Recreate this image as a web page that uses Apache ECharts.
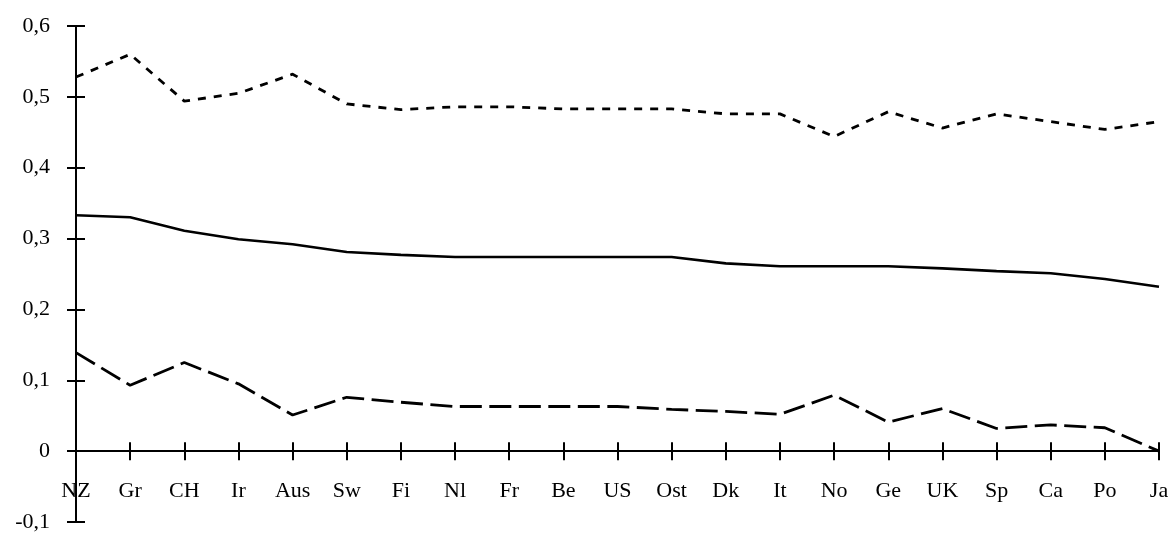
<!DOCTYPE html>
<html>
<head>
<meta charset="utf-8">
<script src="https://cdn.jsdelivr.net/npm/echarts@6/dist/echarts.min.js"></script>
<style>html,body{margin:0;padding:0;background:#fff}#c{width:1171px;height:533px}</style>
</head>
<body>
<div id="c"></div>
<script>
const categories = ['NZ','Gr','CH','Ir','Aus','Sw','Fi','Nl','Fr','Be','US','Ost','Dk','It','No','Ge','UK','Sp','Ca','Po','Ja'];
const upperSeries = [0.528,0.560,0.494,0.505,0.532,0.490,0.482,0.486,0.486,0.483,0.483,0.483,0.476,0.476,0.444,0.479,0.456,0.476,0.465,0.454,0.465];
const middleSeries = [0.333,0.330,0.311,0.299,0.292,0.281,0.277,0.274,0.274,0.274,0.274,0.274,0.265,0.261,0.261,0.261,0.258,0.254,0.251,0.243,0.232];
const lowerSeries = [0.139,0.093,0.125,0.095,0.051,0.076,0.069,0.063,0.063,0.063,0.063,0.059,0.056,0.052,0.079,0.041,0.060,0.032,0.037,0.033,0.000];
const yMin = -0.1, yMax = 0.6, yStep = 0.1;

const font = 'Liberation Serif';
const axisLineStyle = {color:'#000', width:2};
const fmt = v => { const r = Math.round(v*10)/10; return String(r).replace('.', ','); };

const chart = echarts.init(document.getElementById('c'), null, {renderer:'canvas'});
chart.setOption({
  animation:false,
  backgroundColor:'#fff',
  grid:{left:76, right:12, top:26, bottom:11, containLabel:false, outerBoundsMode:'none'},
  xAxis:[
    {type:'category', data:categories, boundaryGap:false, position:'bottom',
     axisLine:{onZero:true, lineStyle:axisLineStyle},
     axisTick:{show:true, length:9, inside:false, lineStyle:axisLineStyle},
     axisLabel:{color:'#000', fontFamily:font, fontSize:22, margin:-42, interval:0},
     splitLine:{show:false}},
    {type:'category', data:categories, boundaryGap:false, position:'bottom',
     axisLine:{onZero:true, lineStyle:axisLineStyle},
     axisTick:{show:true, length:9, inside:true, lineStyle:axisLineStyle},
     axisLabel:{show:false}, splitLine:{show:false}}
  ],
  yAxis:[
    {type:'value', min:yMin, max:yMax, interval:yStep, position:'left',
     axisLine:{show:true, onZero:false, lineStyle:axisLineStyle},
     axisTick:{show:true, length:9, inside:false, lineStyle:axisLineStyle},
     axisLabel:{color:'#000', fontFamily:font, fontSize:22, margin:26, formatter:fmt},
     splitLine:{show:false}},
    {type:'value', min:yMin, max:yMax, interval:yStep, position:'left',
     axisLine:{show:true, onZero:false, lineStyle:axisLineStyle},
     axisTick:{show:true, length:-9, inside:false, lineStyle:axisLineStyle},
     axisLabel:{show:false}, splitLine:{show:false}}
  ],
  series:[
    {type:'line', data:upperSeries, xAxisIndex:0, yAxisIndex:0, showSymbol:false, symbol:'none',
     lineStyle:{color:'#000', width:2.8, type:[8,8]}},
    {type:'line', data:middleSeries, xAxisIndex:0, yAxisIndex:0, showSymbol:false, symbol:'none',
     lineStyle:{color:'#000', width:2.6, type:'solid'}},
    {type:'line', data:lowerSeries, xAxisIndex:0, yAxisIndex:0, showSymbol:false, symbol:'none',
     lineStyle:{color:'#000', width:2.8, type:[22,7.5]}}
  ]
});
</script>
</body>
</html>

┄┄┄┄┄┄

Strip out the pictures and quote the remaining data word for word.

● **Output of the exercise**:
Recreate this image as a web page that uses Apache ECharts.
<!DOCTYPE html>
<html>
<head>
<meta charset="utf-8">
<script src="https://cdn.jsdelivr.net/npm/echarts@6/dist/echarts.min.js"></script>
<style>html,body{margin:0;padding:0;background:#fff}#c{width:1171px;height:533px}</style>
</head>
<body>
<div id="c"></div>
<script>
const categories = ['NZ','Gr','CH','Ir','Aus','Sw','Fi','Nl','Fr','Be','US','Ost','Dk','It','No','Ge','UK','Sp','Ca','Po','Ja'];
const upperSeries = [0.528,0.560,0.494,0.505,0.532,0.490,0.482,0.486,0.486,0.483,0.483,0.483,0.476,0.476,0.444,0.479,0.456,0.476,0.465,0.454,0.465];
const middleSeries = [0.333,0.330,0.311,0.299,0.292,0.281,0.277,0.274,0.274,0.274,0.274,0.274,0.265,0.261,0.261,0.261,0.258,0.254,0.251,0.243,0.232];
const lowerSeries = [0.139,0.093,0.125,0.095,0.051,0.076,0.069,0.063,0.063,0.063,0.063,0.059,0.056,0.052,0.079,0.041,0.060,0.032,0.037,0.033,0.000];
const yMin = -0.1, yMax = 0.6, yStep = 0.1;

const font = 'Liberation Serif';
const axisLineStyle = {color:'#000', width:2};
const fmt = v => { const r = Math.round(v*10)/10; return String(r).replace('.', ','); };

const chart = echarts.init(document.getElementById('c'), null, {renderer:'canvas'});
chart.setOption({
  animation:false,
  backgroundColor:'#fff',
  grid:{left:76, right:12, top:26, bottom:11, containLabel:false, outerBoundsMode:'none'},
  xAxis:[
    {type:'category', data:categories, boundaryGap:false, position:'bottom',
     axisLine:{onZero:true, lineStyle:axisLineStyle},
     axisTick:{show:true, length:9, inside:false, lineStyle:axisLineStyle},
     axisLabel:{color:'#000', fontFamily:font, fontSize:22, margin:-42, interval:0},
     splitLine:{show:false}},
    {type:'category', data:categories, boundaryGap:false, position:'bottom',
     axisLine:{onZero:true, lineStyle:axisLineStyle},
     axisTick:{show:true, length:9, inside:true, lineStyle:axisLineStyle},
     axisLabel:{show:false}, splitLine:{show:false}}
  ],
  yAxis:[
    {type:'value', min:yMin, max:yMax, interval:yStep, position:'left',
     axisLine:{show:true, onZero:false, lineStyle:axisLineStyle},
     axisTick:{show:true, length:9, inside:false, lineStyle:axisLineStyle},
     axisLabel:{color:'#000', fontFamily:font, fontSize:22, margin:26, formatter:fmt},
     splitLine:{show:false}},
    {type:'value', min:yMin, max:yMax, interval:yStep, position:'left',
     axisLine:{show:true, onZero:false, lineStyle:axisLineStyle},
     axisTick:{show:true, length:-9, inside:false, lineStyle:axisLineStyle},
     axisLabel:{show:false}, splitLine:{show:false}}
  ],
  series:[
    {type:'line', data:upperSeries, xAxisIndex:0, yAxisIndex:0, showSymbol:false, symbol:'none',
     lineStyle:{color:'#000', width:2.8, type:[8,8]}},
    {type:'line', data:middleSeries, xAxisIndex:0, yAxisIndex:0, showSymbol:false, symbol:'none',
     lineStyle:{color:'#000', width:2.6, type:'solid'}},
    {type:'line', data:lowerSeries, xAxisIndex:0, yAxisIndex:0, showSymbol:false, symbol:'none',
     lineStyle:{color:'#000', width:2.8, type:[22,7.5]}}
  ]
});
</script>
</body>
</html>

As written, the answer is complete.